If you decide that you would like to try the BARF diet with your dog, you must first do the research. There are many websites and books available to guide you through the process. Talk to your veterinarian, though many veterinarians are unfamiliar with the BARF diet. Find people in your area that feed the raw food diet to their animals. Make sure it is right for you and your dog before you try it.
The next step is to transition your dog from his commercial dog food to his new bones and raw food diet. You may want to do this gradually as oftentimes dogs develop digestive problems when switching to new diets. Some advocates of the BARF diet recommend switching your dog to the new diet cold turkey, however.
When feeding a raw food diet, you will generally want to feed your dog twice per day. The first meal of the day will usually consist of raw meat and bones like turkey or chicken legs, thighs, wings, or necks, pork riblets, lamb chops, and the like. The second meal will consist of a mush made with raw meat, fresh vegetables, and Offal (the organs parts of the meat you are feeding). Usually you will want to supplement this with cottage cheese, eggs with the shells, yogurt, fruit, fish, and recreational bones (which are the harder to chew kinds of bones). This can vary, so do your homework. You will want to avoid grains. Advocates of the biologically appropriate raw food diet agree that dogs do not have the proper digestive systems to deal with whole grains and that most food allergies are grain related.

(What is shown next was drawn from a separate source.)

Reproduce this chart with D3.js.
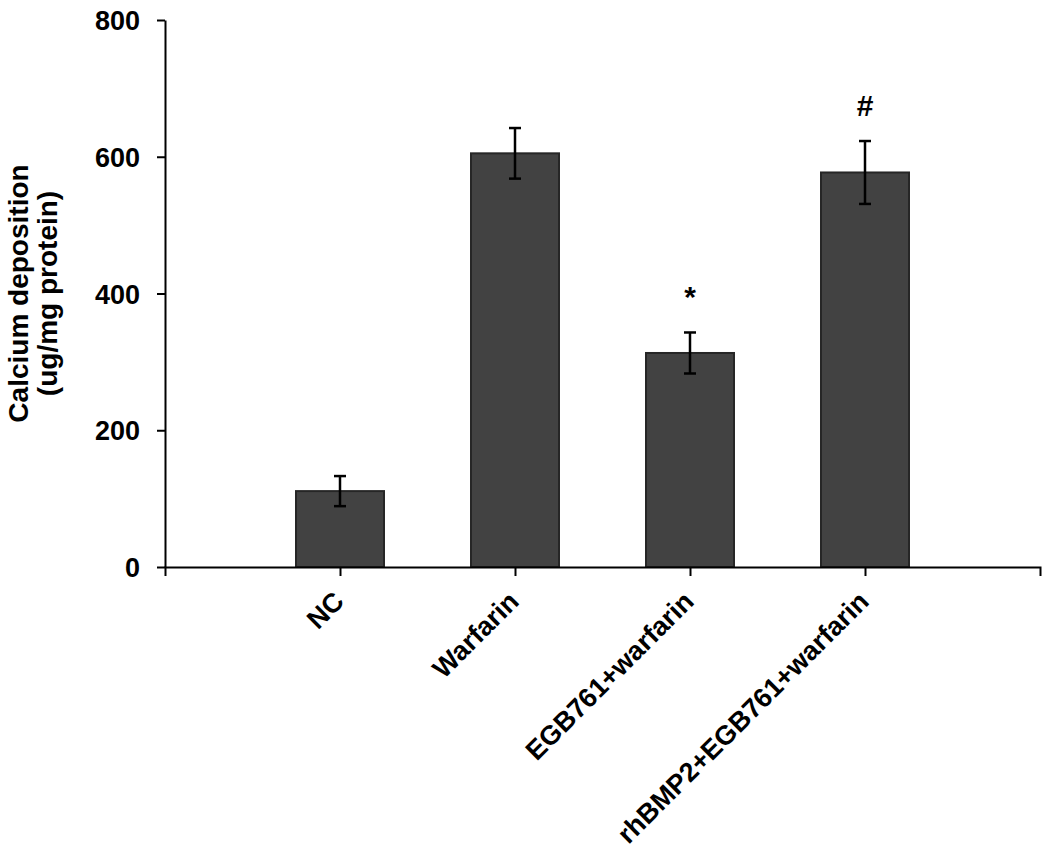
<!DOCTYPE html>
<html>
<head>
<meta charset="utf-8">
<script src="https://cdn.jsdelivr.net/npm/d3@7"></script>
<style>
  body { margin: 0; background: #fff; }
  svg text { font-family: "Liberation Sans", Arial, sans-serif; font-weight: bold; fill: #000; }
</style>
</head>
<body>
<svg id="chart" width="1050" height="863"></svg>
<script>
const categories = ['NC', 'Warfarin', 'EGB761+warfarin', 'rhBMP2+EGB761+warfarin']
const means = [111, 605, 313, 577]
const errors = [22, 37, 30, 46]
const marks = ['', '', '*', '#']
const yTicks = [0, 200, 400, 600, 800]

const svg = d3.select('#chart')
const plotLeft = 165, plotRight = 1040, plotTop = 20, plotBottom = 567

const x = d3.scalePoint().domain(categories).range([plotLeft, plotRight]).padding(1)
const y = d3.scaleLinear().domain([0, 800]).range([plotBottom, plotTop])
const barW = 88

// y axis
const yAxis = svg.append('g').attr('transform', `translate(${plotLeft},0)`)
  .call(d3.axisLeft(y).tickValues(yTicks).tickSize(8).tickSizeOuter(0).tickPadding(17))
yAxis.selectAll('path, line').attr('stroke', '#000').attr('stroke-width', 2)
yAxis.selectAll('text').attr('font-size', 27).attr('font-family', null).attr('dy', '0.36em')

// bars
const g = svg.append('g')
g.selectAll('rect').data(means).enter().append('rect')
  .attr('x', (d, i) => x(categories[i]) - barW / 2)
  .attr('y', d => y(d))
  .attr('width', barW)
  .attr('height', d => plotBottom - y(d))
  .attr('fill', '#424242')
  .attr('stroke', '#262626')
  .attr('stroke-width', 2)

// error bars
const eb = g.selectAll('.eb').data(means).enter().append('g').attr('class', 'eb')
  .attr('stroke', '#000').attr('stroke-width', 2.5)
eb.append('line')
  .attr('x1', (d, i) => x(categories[i])).attr('x2', (d, i) => x(categories[i]))
  .attr('y1', (d, i) => y(d + errors[i])).attr('y2', (d, i) => y(d - errors[i]))
eb.append('line')
  .attr('x1', (d, i) => x(categories[i]) - 6).attr('x2', (d, i) => x(categories[i]) + 6)
  .attr('y1', (d, i) => y(d + errors[i])).attr('y2', (d, i) => y(d + errors[i]))
eb.append('line')
  .attr('x1', (d, i) => x(categories[i]) - 6).attr('x2', (d, i) => x(categories[i]) + 6)
  .attr('y1', (d, i) => y(d - errors[i])).attr('y2', (d, i) => y(d - errors[i]))

// significance marks
g.selectAll('.mark').data(means).enter().append('text').attr('class', 'mark')
  .attr('x', (d, i) => x(categories[i]))
  .attr('y', (d, i) => y(d + errors[i]) - 25)
  .attr('text-anchor', 'middle')
  .attr('font-size', 30)
  .text((d, i) => marks[i])

// x axis
const xAxis = svg.append('g').attr('transform', `translate(0,${plotBottom})`)
  .call(d3.axisBottom(x).tickSize(9).tickSizeOuter(9))
xAxis.selectAll('path, line').attr('stroke', '#000').attr('stroke-width', 2)
xAxis.selectAll('text')
  .attr('font-size', 27).attr('font-family', null)
  .attr('text-anchor', 'end')
  .attr('y', 0).attr('dy', 0)
  .attr('transform', 'translate(5,36) rotate(-45)')

// y axis title
const yt = svg.append('text')
  .attr('transform', `translate(28,${(plotTop + plotBottom) / 2}) rotate(-90)`)
  .attr('text-anchor', 'middle')
  .attr('font-size', 28)
yt.append('tspan').attr('x', 0).attr('dy', 0).text('Calcium deposition')
yt.append('tspan').attr('x', 0).attr('dy', 29).text('(ug/mg protein)')
</script>
</body>
</html>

Most advocates of the raw food diet do not recommend supplements. If you aren't sure what to do, speak with your veterinarian.
Many people are hesitant to feed their dog a raw diet because they are concerned about their dogs choking on bones. While these incidents occur, proponents of raw food diets say they are rare, and that generally, dogs choke on cooked bones, not raw ones.
There are commercially prepared raw food diets on the market. While this is always an option for you if you choose to feed raw food, many advocates of the BARF diet recommend against it. They argue that these foods have different regulations that human grade foods, oftentimes contain unnecessary supplements, are ground foods (and the whole basis of the BARF diet is raw, meaty bones), and are much more expensive than visiting your local butcher.
If you decide that the bones and raw food diet is something that you would like to try, first talk to your veterinarian about your decision. Then, do as much research into the diet as possible. Talk to others who feed the diet. You may find that by feeding the BARF diet you are improving the health of your dog.